I Left The Track And Took A
Short Cut Over The Prairie To Denver, Passing Through An
Encampment Of The Ute Indians About 500 Strong, A Disorderly And
Dirty Huddle Of Lodges, Ponies, Men, Squaws, Children, Skins,
Bones, And Raw Meat.
The Americans will never solve the Indian problem till the Indian
is extinct.
They have treated them after a fashion which has
intensified their treachery and "devilry" as enemies, and as
friends reduces them to a degraded pauperism, devoid of the very
first elements of civilization. The only difference between the
savage and the civilized Indian is that the latter carries
firearms and gets drunk on whisky.
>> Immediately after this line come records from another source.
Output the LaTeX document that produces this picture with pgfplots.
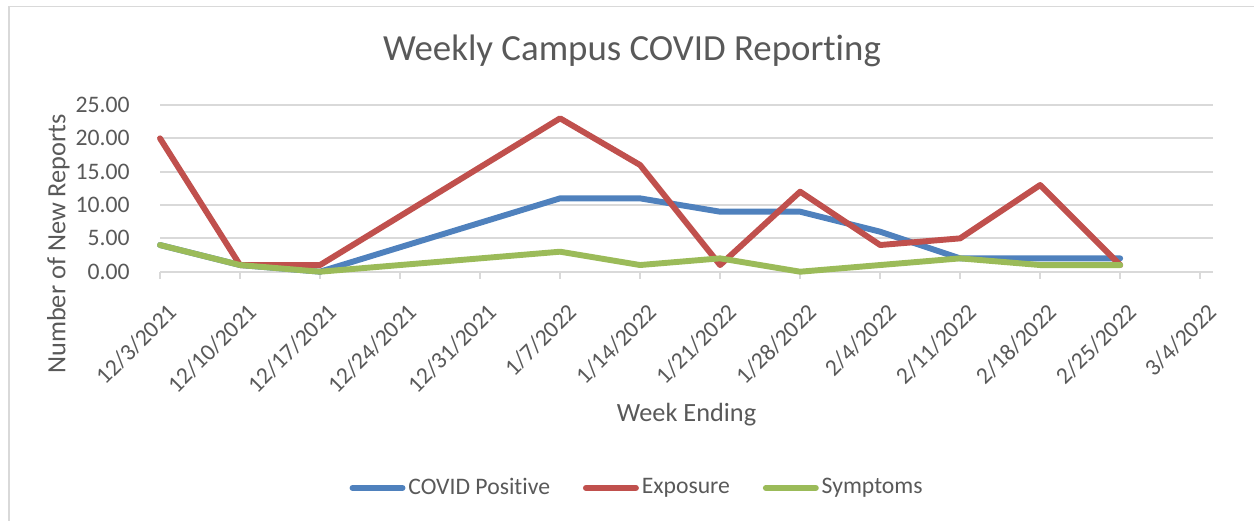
\documentclass[border=0pt]{standalone}
\usepackage{pgfplots}
\pgfplotsset{compat=1.18}
\usepackage{fontspec}
\setmainfont{Carlito}[Ligatures=NoCommon]
\definecolor{cblue}{HTML}{4F81BD}
\definecolor{cred}{HTML}{C0504D}
\definecolor{cgreen}{HTML}{9BBB59}
\definecolor{txt}{HTML}{595959}
\definecolor{grid}{HTML}{D9D9D9}
\begin{document}
\begin{tikzpicture}
\useasboundingbox (0,0) rectangle (476.52pt,197.98pt);
\draw[color=grid, line width=0.6pt] (3.42pt,-10pt) -- (3.42pt,195.5pt) -- (490pt,195.5pt);
\begin{axis}[
  at={(60.8pt,94.73pt)}, anchor=south west,
  scale only axis, width=400.14pt, height=63.35pt,
  xmin=0, xmax=13.16, ymin=0, ymax=25,
  clip=false,
  axis lines=left,
  axis line style={-},
  y axis line style={draw=none},
  x axis line style={draw=grid, line width=0.75pt},
  xtick={0,...,13},
  xticklabels={12/3/2021,12/10/2021,12/17/2021,12/24/2021,12/31/2021,1/7/2022,1/14/2022,1/21/2022,1/28/2022,2/4/2022,2/11/2022,2/18/2022,2/25/2022,3/4/2022},
  ytick={0,5,...,25},
  ymajorgrids,
  grid style={draw=grid, line width=0.75pt},
  tick align=outside,
  major tick length=2.66pt,
  xtick style={draw=grid, line width=0.75pt},
  ytick style={draw=none},
  /pgf/number format/assume math mode=true,
  yticklabel={\pgfmathprintnumber[fixed,fixed zerofill,precision=2]{\tick}},
  ticklabel style={font=\fontsize{9}{11}\selectfont, text=txt},
  yticklabel style={inner sep=0pt, anchor=east, xshift=-8.7pt},
  xticklabel style={inner sep=0pt, anchor=east, xshift=4.94pt, yshift=-11.02pt, rotate=45},
  legend columns=3,
  legend style={draw=none, fill=none, font=\fontsize{9}{11}\selectfont, text=txt,
    at={(axis description cs:0.4535,-1.297)}, anchor=center,
    nodes={inner xsep=1.1pt},
    /tikz/every even column/.append style={column sep=11.4pt}},
  legend cell align=left,
  legend image code/.code={\draw[#1, line cap=round] (0pt,0pt) -- (19pt,0pt);},
  every axis plot/.append style={line width=2.25pt, line join=round, line cap=round, mark=none},
]
\addplot[cblue] coordinates {(0,4) (1,1) (2,0) (5,11) (6,11) (7,9) (8,9) (9,6) (10,2) (11,2) (12,2)};
\addlegendentry{COVID Positive}
\addplot[cred] coordinates {(0,20) (1,1) (2,1) (5,23) (6,16) (7,1) (8,12) (9,4) (10,5) (11,13) (12,1)};
\addlegendentry{Exposure}
\addplot[cgreen] coordinates {(0,4) (1,1) (2,0) (5,3) (6,1) (7,2) (8,0) (9,1) (10,2) (11,1) (12,1)};
\addlegendentry{Symptoms}
\end{axis}
\node[anchor=base, text=txt, font=\fontsize{14}{17}\selectfont] at (240.16pt,175pt) {Weekly Campus COVID Reporting};
\node[anchor=base, text=txt, font=\fontsize{10}{12}\selectfont, inner sep=0pt] at (260.87pt,37.81pt) {Week Ending};
\node[anchor=base, rotate=90, text=txt, font=\fontsize{10}{12}\selectfont, inner sep=0pt] at (24.89pt,105.26pt) {Number of New Reports};
\end{tikzpicture}
\end{document}
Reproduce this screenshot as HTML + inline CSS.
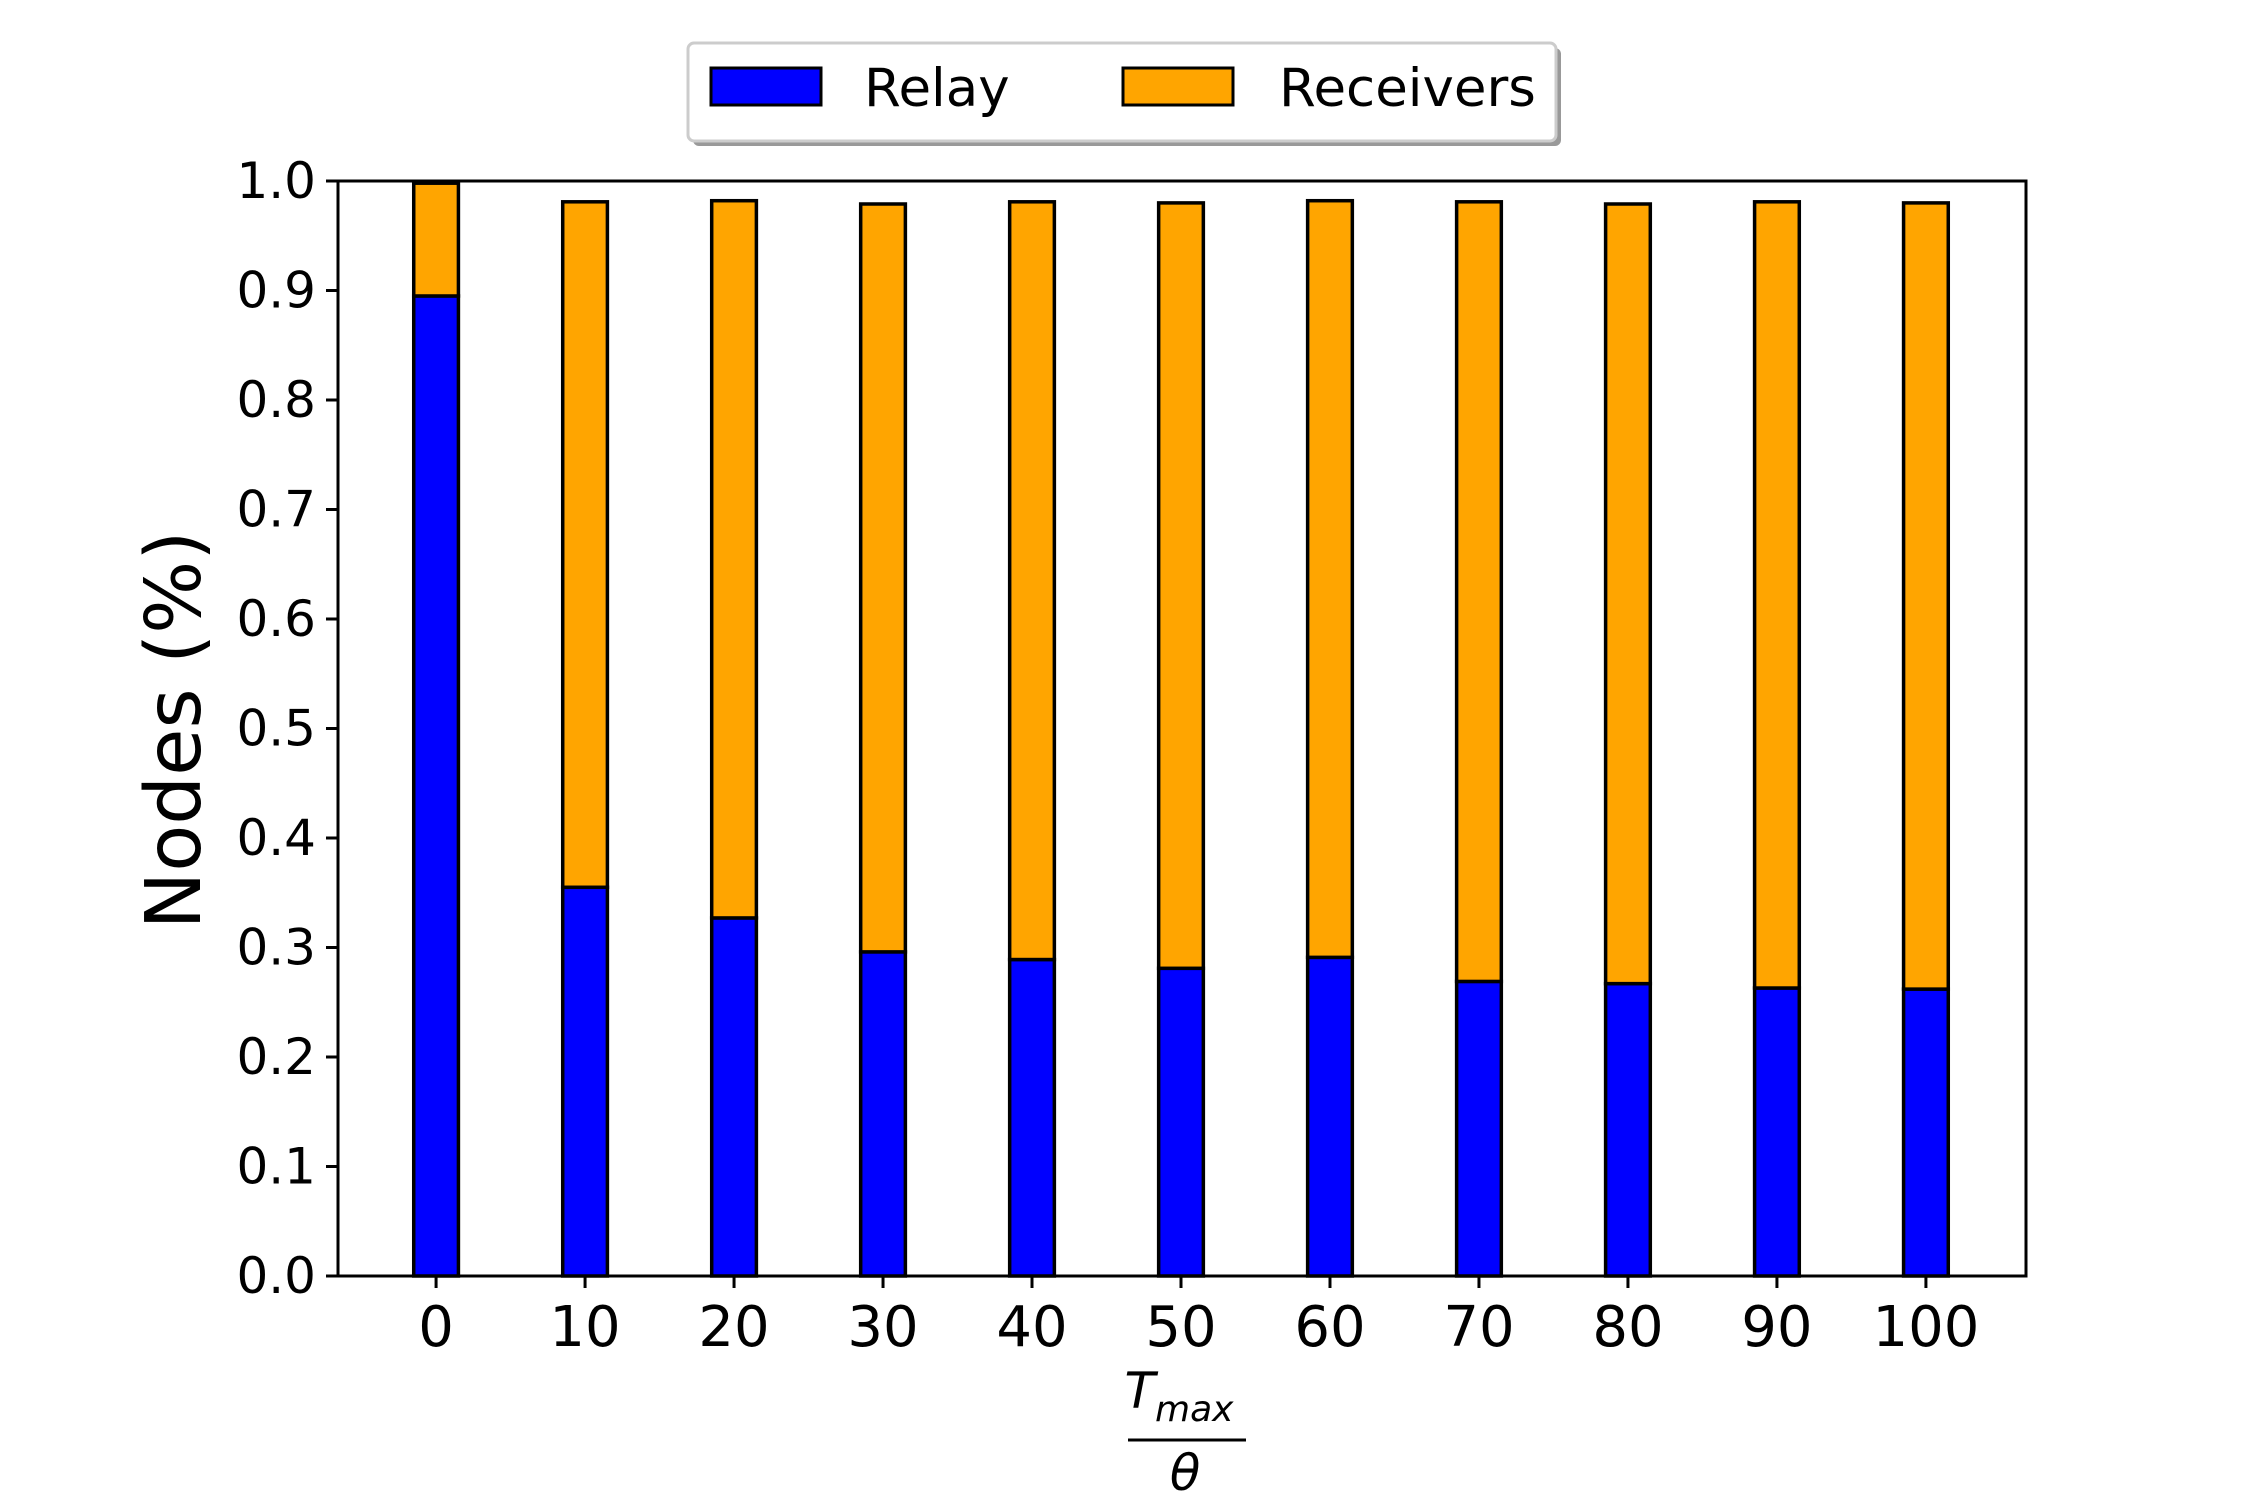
<!DOCTYPE html>
<html><head><meta charset="utf-8"><style>
html,body{margin:0;padding:0;background:#fff;}
svg{display:block;font-family:"DejaVu Sans","Liberation Sans",sans-serif;}
</style></head><body>
<svg id="chart" width="2250" height="1500" viewBox="0 0 2250 1500">
<g id="bars"></g>
<g id="axes"></g>
<g>
<rect x="693" y="48" width="868" height="98" rx="6" fill="#999"/>
<rect x="688" y="43" width="868" height="98" rx="6" fill="#fff" stroke="#ccc" stroke-width="3"/>
<rect x="711" y="68" width="110" height="37" fill="#0000ff" stroke="#000" stroke-width="3"/>
<text x="864" y="106" font-size="53">Relay</text>
<rect x="1123" y="68" width="110" height="37" fill="#ffa500" stroke="#000" stroke-width="3"/>
<text x="1279" y="106" font-size="53">Receivers</text>
</g>
<text transform="translate(200,730) rotate(-90)" text-anchor="middle" font-size="77">Nodes (%)</text>
<g>
<text x="1179" y="1408" text-anchor="middle" font-size="50" font-style="italic">T<tspan font-size="36" dy="13">max</tspan></text>
<line x1="1128" y1="1440" x2="1246" y2="1440" stroke="#000" stroke-width="3"/>
<text x="1185" y="1490" text-anchor="middle" font-size="50" font-style="italic">θ</text>
</g>
</svg>
<script>
const categories = ["0","10","20","30","40","50","60","70","80","90","100"];
const relay = [0.895,0.355,0.327,0.296,0.289,0.281,0.291,0.269,0.267,0.263,0.262];
const receivers = [0.103,0.626,0.655,0.683,0.692,0.699,0.691,0.712,0.712,0.718,0.718];
const yTicks = [0.0,0.1,0.2,0.3,0.4,0.5,0.6,0.7,0.8,0.9,1.0];

const NS = "http://www.w3.org/2000/svg";
const L=338, R=2026, T=181, B=1276;
const xmin=-0.665, xmax=categories.length-1+0.665;
function xs(i){ return L + (i - xmin)/(xmax - xmin)*(R-L); }
function ys(v){ return B - v*(B-T); }
const bw = 0.3*(R-L)/(xmax-xmin);
function mk(tag, attrs, parent){ const e=document.createElementNS(NS,tag); for(const k in attrs) e.setAttribute(k,attrs[k]); parent.appendChild(e); return e; }
const bars=document.getElementById('bars'), axes=document.getElementById('axes');
categories.forEach((c,i)=>{
  const x=xs(i)-bw/2-1;
  const r=mk('rect',{x:x,y:ys(relay[i]),width:bw,height:ys(0)-ys(relay[i]),fill:'#0000ff',stroke:'#000','stroke-width':3.5},bars);
  
  
  const top=relay[i]+receivers[i];
  const q=mk('rect',{x:x,y:ys(top),width:bw,height:ys(relay[i])-ys(top),fill:'#ffa500',stroke:'#000','stroke-width':3.5},bars);
  
  
  const tk=mk('line',{x1:xs(i)-1,x2:xs(i)-1,y1:B,y2:B+12,stroke:'#000','stroke-width':3},axes);
  
  
  const t=mk('text',{x:xs(i)-1,y:B+70,'text-anchor':'middle','font-size':56},axes);
  t.textContent=c;
  
  
});
yTicks.forEach(v=>{
  const tk=mk('line',{x1:L-12,x2:L,y1:ys(v),y2:ys(v),stroke:'#000','stroke-width':3},axes);
  
  
  const t=mk('text',{x:L-22,y:ys(v)+17,'text-anchor':'end','font-size':50},axes);
  t.textContent=v.toFixed(1);
  
  
});
const frame=mk('rect',{x:L,y:T,width:R-L,height:B-T,fill:'none',stroke:'#000','stroke-width':3},axes);


</script>
</body></html>
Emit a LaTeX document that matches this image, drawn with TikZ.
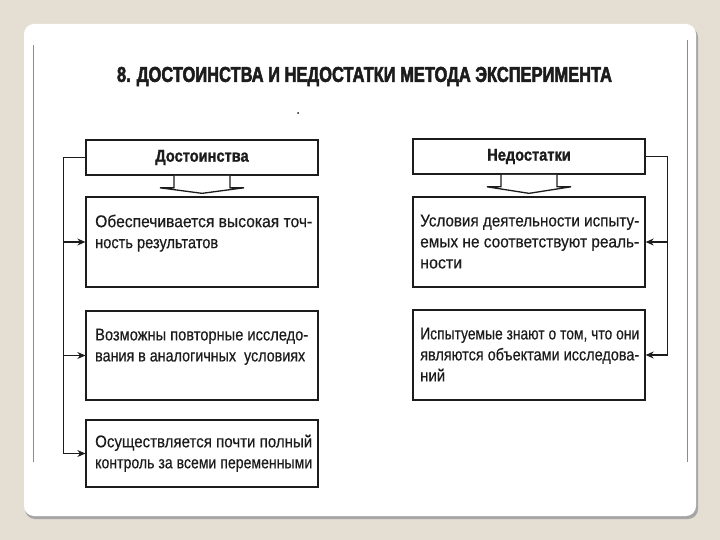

The Indian Agency has been a
sink of fraud and corruption; it is said that barely thirty per
cent of the allowance ever reaches those for whom it is voted;
and the complaints of shoddy blankets, damaged flour, and
worthless firearms are universal. "To get rid of the Injuns" is
the phrase used everywhere. Even their "reservations" do not
escape seizure practically; for if gold "breaks out" on them they
are "rushed," and their possessors are either compelled to accept
land farther west or are shot off and driven off. One of the
surest agents in their destruction is vitriolized whisky. An
attempt has recently been made to cleanse the Augean stable of
the Indian Department, but it has met with signal failure, the
usual result in America of every effort to purify the official
atmosphere. Americans specially love superlatives. The phrases
"biggest in the world," "finest in the world," are on all lips.